4. AI‑Style & Authorship Mapping AI will blur the line between original and derivative:
- Evaluate whether an AI-assisted artwork is considered original or collaborative with a human artist.
- Determine how style, signature motifs, and algorithmic patterns align with artist-authored works.
- Maintain a risk assessment for AI-generated “forgeries” or pastiches that could affect resale value.
5. Legal & Institutional Audit Score Include regulatory and policy considerations:
- Exposure to new art crime legislation, HEAR-like recovery acts, and international restitution treaties.
- Institutional reporting requirements or provenance disclosure obligations.
- AI-driven monitoring of claims and litigation history for specific artworks. This score informs institutional buyers and high-net-worth collectors about potential liabilities.
6. Cultural & Network Valuation Factor Beyond financial metrics, assess the work’s cultural resonance:
- Presence in significant biennials, exhibitions, or collections curated by recognized experts.
- Network analysis of collectors, galleries, and advisors surrounding the work.
- Predictive assessment of how the work might appreciate socially or culturally in the context of AI-driven reinterpretation trends.
7. Dynamic Risk & Forecast Overlay A composite metric integrating all layers into a dynamic dashboard:
- Risk-adjusted value (financial and reputational).
- Predicted market movement over 1, 3, and 5 years.
- Alerts for high-risk provenance gaps, AI replication, or forgery trends. This becomes your “real-time AI and art crime radar” for strategic advising.
How to Counteract Forgery Networks
In the next five years, forgery networks in the art market will evolve into highly industrialized, AI-assisted operations, so responses must be equally systemic, multi-layered, and forward-looking. Tackling them requires a combination of predictive intelligence, institutional coordination, and technology-driven enforcement.
First, build intelligence networks across collectors, galleries, auction houses, insurers, and museums is essential. Forgery rings often move between markets and jurisdictions, so cross-institutional data sharing, including anonymized sales histories, suspicious provenance flags, and forensic reports, creates a risk map. AI can monitor digital marketplaces and detect patterns that human eyes would miss: repeated stylistic anomalies, duplicate images of “the same” artwork, or sudden shifts in market prices for similar works.

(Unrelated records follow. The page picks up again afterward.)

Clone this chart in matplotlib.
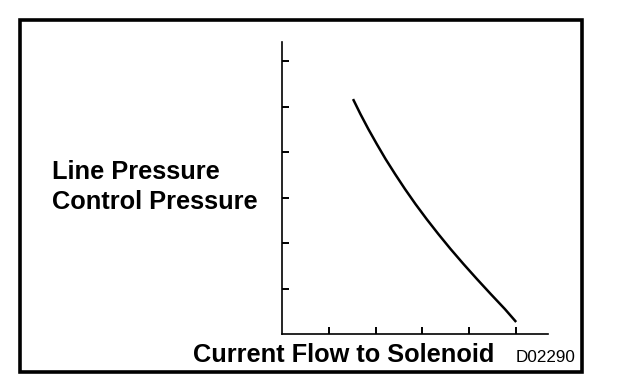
import matplotlib
matplotlib.use("Agg")
import matplotlib.pyplot as plt
from matplotlib.patches import Rectangle

# Data (arbitrary units)
current = [1.517, 1.675, 1.844, 2.024, 2.212, 2.415, 2.626, 2.850, 3.088,
           3.338, 3.600, 3.876, 4.162, 4.457, 4.759, 5.000]
pressure = [5.165, 4.835, 4.505, 4.176, 3.846, 3.516, 3.187, 2.857, 2.527,
            2.198, 1.868, 1.538, 1.209, 0.879, 0.549, 0.264]
x_ticks = [1, 2, 3, 4, 5]
y_ticks = [1, 2, 3, 4, 5, 6]
y_label_lines = ["Line Pressure", "Control Pressure"]
x_label = "Current Flow to Solenoid"
code_label = "D02290"

plt.rcParams['font.family'] = ['Liberation Sans', 'DejaVu Sans']

W, H = 624, 392
fig = plt.figure(figsize=(W / 100, H / 100), dpi=100)
fig.patch.set_facecolor("white")

# outer frame
fig.patches.append(Rectangle((20 / W, 1 - 371.5 / H), (581.5 - 20) / W, (371.5 - 19.5) / H,
                             transform=fig.transFigure, fill=False, edgecolor="black",
                             linewidth=2.6))

ax = fig.add_axes([282 / W, 1 - 334 / H, (548 - 282) / W, (334 - 42) / H])
ax.plot(current, pressure, color="black", linewidth=1.8, solid_capstyle="butt",
        solid_joinstyle="round")
ax.set_xlim(0, 5.68)
ax.set_ylim(0, 6.42)
ax.set_xticks(x_ticks)
ax.set_yticks(y_ticks)
ax.set_xticklabels([])
ax.set_yticklabels([])
ax.tick_params(direction="in", length=5, width=1.4, color="black")
for s in ["top", "right"]:
    ax.spines[s].set_visible(False)
for s in ["left", "bottom"]:
    ax.spines[s].set_linewidth(1.2)
ax.set_facecolor("none")

fs = 18.3
fig.text(52 / W, 1 - 179 / H, y_label_lines[0], fontsize=fs, fontweight="bold",
         ha="left", va="baseline")
fig.text(52 / W, 1 - 209 / H, y_label_lines[1], fontsize=fs, fontweight="bold",
         ha="left", va="baseline")
fig.text(193 / W, 1 - 362 / H, x_label, fontsize=fs, fontweight="bold",
         ha="left", va="baseline")
fig.text(516 / W, 1 - 362 / H, code_label, fontsize=12.3, ha="left", va="baseline")

fig.savefig("out.png", dpi=100)
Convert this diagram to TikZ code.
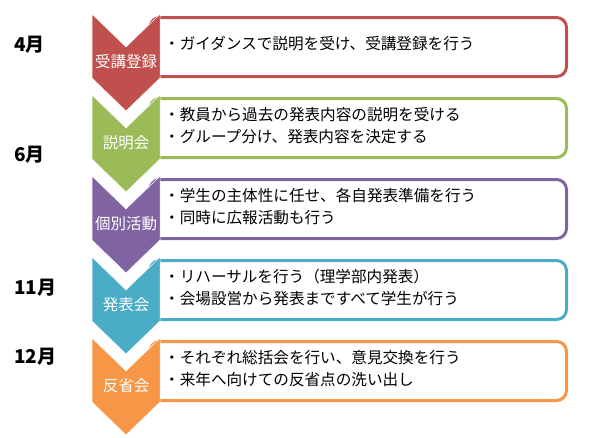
\documentclass[tikz,border=0pt]{standalone}
\usepackage{fontspec}
\setmainfont{Noto Sans CJK JP}
\usepackage{xcolor}
\definecolor{phasered}{HTML}{C0504D}
\definecolor{phasegreen}{HTML}{9BBB59}
\definecolor{phasepurple}{HTML}{8064A2}
\definecolor{phaseteal}{HTML}{4BACC6}
\definecolor{phaseorange}{HTML}{F79646}

\tikzset{
  chevron/.style={fill=#1, draw=white, line width=0.5pt, line join=miter},
  itembox/.style={draw=#1, line width=3pt, rounded corners=10pt, fill=white},
  phaselabel/.style={text=white, inner sep=0pt, font=\fontsize{15.5}{18}\selectfont},
  itemtext/.style={anchor=west, inner sep=0pt, font=\fontsize{15.6}{18}\selectfont},
  monthlabel/.style={anchor=west, inner sep=0pt, font=\fontsize{19}{22}\selectfont\bfseries}
}

\begin{document}
\begin{tikzpicture}[x=1pt, y=-1pt]
    \useasboundingbox (0,0) rectangle (596,437);

    % phases: top / colour / key / label
    \foreach \t/\col/\key/\phase in {
        14/phasered/reg/受講登録,
        95/phasegreen/brief/説明会,
        176/phasepurple/prep/個別活動,
        257/phaseteal/talk/発表会,
        338/phaseorange/review/反省会
    }{
        \draw[itembox=\col] (150,\t+3.5) rectangle (566.5,\t+62.5);
        \fill[chevron=\col] (92,\t) -- (126,\t+33) -- (160,\t) -- (160,\t+64)
            -- (126,\t+97) -- (92,\t+64) -- cycle;
        \node[phaselabel] (\key) at (126,\t+48) {\phase};
    }

    % items in the boxes
    \node[itemtext] (reg-a) at (164,44) {・ガイダンスで説明を受け、受講登録を行う};
    \foreach \y/\key/\itema/\itemb in {
        95/brief/教員から過去の発表内容の説明を受ける/グループ分け、発表内容を決定する,
        176/prep/学生の主体性に任せ、各自発表準備を行う/同時に広報活動も行う,
        257/talk/リハーサルを行う（理学部内発表）/会場設営から発表まですべて学生が行う,
        338/review/それぞれ総括会を行い、意見交換を行う/来年へ向けての反省点の洗い出し
    }{
        \node[itemtext] (\key-a) at (164,\y+20) {・\itema};
        \node[itemtext] (\key-b) at (164,\y+42) {・\itemb};
    }

    \foreach \y/\key/\month in {45/apr/4月, 155/jun/6月, 288/nov/11月, 357/dec/12月}{
        \node[monthlabel] (\key) at (14,\y) {\month};
    }
\end{tikzpicture}
\end{document}
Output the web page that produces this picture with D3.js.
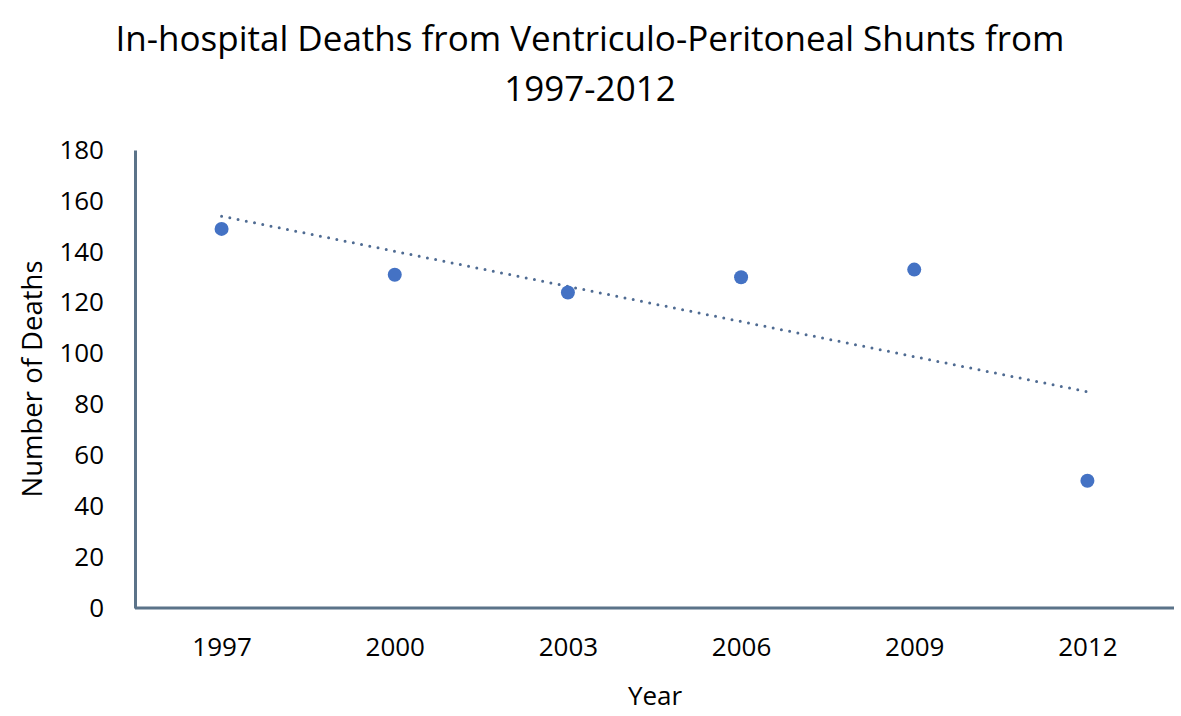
<!DOCTYPE html>
<html><head><meta charset="utf-8">
<script src="https://cdn.jsdelivr.net/npm/d3@7"></script>
<style>body{margin:0;background:#fff}svg{display:block}text{font-family:"Open Sans",sans-serif;fill:#000}</style>
</head><body>
<script>
const years = ["1997","2000","2003","2006","2009","2012"];
const deaths = [149, 131, 124, 130, 133, 50];
const yTicks = [0,20,40,60,80,100,120,140,160,180];
const titleLines = ["In-hospital Deaths from Ventriculo-Peritoneal Shunts from","1997-2012"];

const W=1181,H=716;
const m={left:135,right:7,top:150,bottom:108};
const svg=d3.select("body").append("svg").attr("width",W).attr("height",H);
const x=d3.scalePoint().domain(years).range([m.left,W-m.right]).padding(0.5);
const y=d3.scaleLinear().domain([0,180]).range([H-m.bottom,m.top]);

svg.selectAll(".t").data(titleLines).join("text")
  .attr("x",590).attr("y",(d,i)=>51+i*50).attr("text-anchor","middle")
  .style("font-size","35px").text(d=>d);

const axisColor="#5b7389";
const gx=svg.append("g").attr("transform",`translate(0,${y(0)})`)
  .call(d3.axisBottom(x).tickSize(0).tickPadding(30));
gx.select(".domain").attr("stroke",axisColor).attr("stroke-width",3).attr("d",`M${m.left},0H${W-m.right}`);
gx.selectAll("text").style("font-size","26px");

const gy=svg.append("g").attr("transform",`translate(${m.left},0)`)
  .call(d3.axisLeft(y).tickValues(yTicks).tickSize(0).tickPadding(31));
gy.select(".domain").attr("stroke",axisColor).attr("stroke-width",3);
gy.selectAll("text").style("font-size","26px");

svg.append("text").attr("x",655).attr("y",705).attr("text-anchor","middle").style("font-size","26px").text("Year");
svg.append("text").attr("transform","translate(42,379) rotate(-90)").attr("text-anchor","middle").style("font-size","27.5px").text("Number of Deaths");

// linear trendline (least squares on index)
const n=deaths.length, xs=d3.range(n);
const mx=d3.mean(xs), my=d3.mean(deaths);
const slope=d3.sum(xs,i=>(i-mx)*(deaths[i]-my))/d3.sum(xs,i=>(i-mx)**2);
const icpt=my-slope*mx;
svg.append("line")
  .attr("x1",x(years[0])).attr("y1",y(icpt))
  .attr("x2",x(years[n-1])).attr("y2",y(icpt+slope*(n-1)))
  .attr("stroke","#4f6b92").attr("stroke-width",3).attr("stroke-dasharray","0 8.4").attr("stroke-linecap","round");

svg.selectAll("circle").data(deaths).join("circle")
  .attr("cx",(d,i)=>x(years[i])).attr("cy",d=>y(d)).attr("r",7).attr("fill","#4472C4");
</script>
</body></html>
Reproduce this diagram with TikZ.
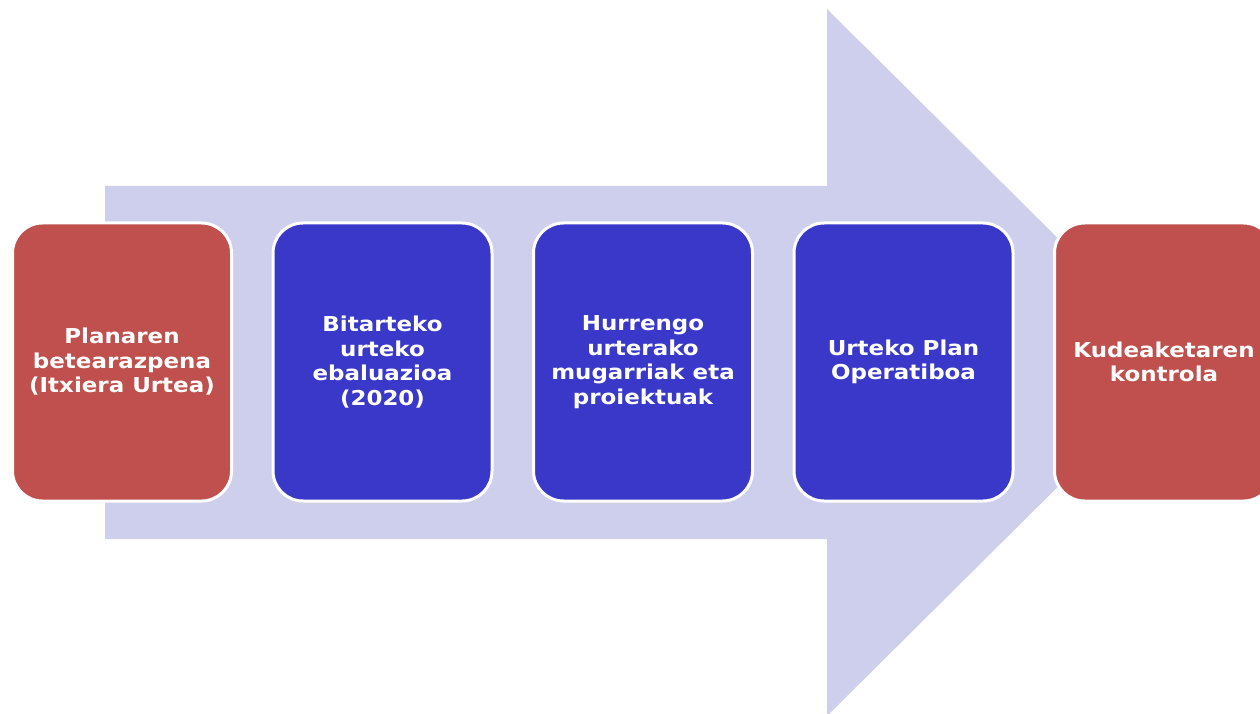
\documentclass[tikz,border=0pt]{standalone}
\usepackage{fontspec}
\setmainfont{DejaVu Sans}
\newfontfamily\boxfont{DejaVu Sans}[FakeStretch=1.12]
\usepackage{tikz}
\usetikzlibrary{positioning}
\definecolor{stepred}{HTML}{C0504D}
\definecolor{stepblue}{HTML}{3A38C9}
\definecolor{arrowfill}{HTML}{CDCFEC}
\tikzset{stepbox/.style={draw=white, line width=3pt, rounded corners=30pt,
  minimum width=219pt, minimum height=278pt, align=center, text=white,
  font=\boxfont\bfseries\fontsize{20.5}{24.5}\selectfont}}
\tikzset{redbox/.style={stepbox, fill=stepred}}
\tikzset{bluebox/.style={stepbox, fill=stepblue}}

\begin{document}
\begin{tikzpicture}[x=1pt, y=1pt]
  \useasboundingbox (0,0) rectangle (1260,713);
  % big background arrow
  \fill[arrowfill] (105,174) -- (105,527) -- (827,527) -- (827,704)
    -- (1183,350.5) -- (827,-3) -- (827,174) -- cycle;
  \node[redbox] (plan) at (122,351) {Planaren\\betearazpena\\(Itxiera Urtea)};
  \node[bluebox, right=38.5pt of plan] (ebal) {Bitarteko\\urteko\\ebaluazioa\\(2020)};
  \node[bluebox, right=38.5pt of ebal] (mugar) {Hurrengo\\urterako\\mugarriak eta\\proiektuak};
  \node[bluebox, right=38.5pt of mugar] (oper) {Urteko Plan\\Operatiboa};
  \node[redbox, right=38.5pt of oper] (kontrol) {Kudeaketaren\\kontrola};
\end{tikzpicture}
\end{document}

Second, invest in standardized, AI-powered authentication is critical. Forgers now use generative AI to mimic brushwork, textures, or signatures with uncanny accuracy. High-resolution spectral scanning, blockchain or decentralized provenance logs, and machine learning pattern recognition can flag works that deviate from verified artist profiles, even when traditional documentation seems complete.
Third, legal and regulatory pressure must catch up to technology. Governments and cultural institutions will need enforceable standards for disclosure of AI-assisted art, automated reporting of suspicious transactions, and mechanisms for rapid restitution when forgeries are discovered. Over the next five years, expect legislation similar to the HEAR Act in the U.S. to expand globally, making it harder for forgery networks to exploit legal gray zones.
Fourth, disrupt the financial incentives of forgery networks will be decisive. Integrating predictive risk scoring into insurance underwriting, auction guarantees, and collector purchase decisions will make markets risk-sensitive. When buyers, institutions, and insurers refuse to engage with unverified or high-risk works, the network loses profitability.
Finally, education and market culture matter. Collectors and advisors must understand AI-assisted forgery tactics, the limitations of provenance, and the risks of “synthetic authenticity.” The next five years will see the rise of expert intermediaries who combine AI literacy, forensic science, and market intelligence to protect both the financial and cultural value of art.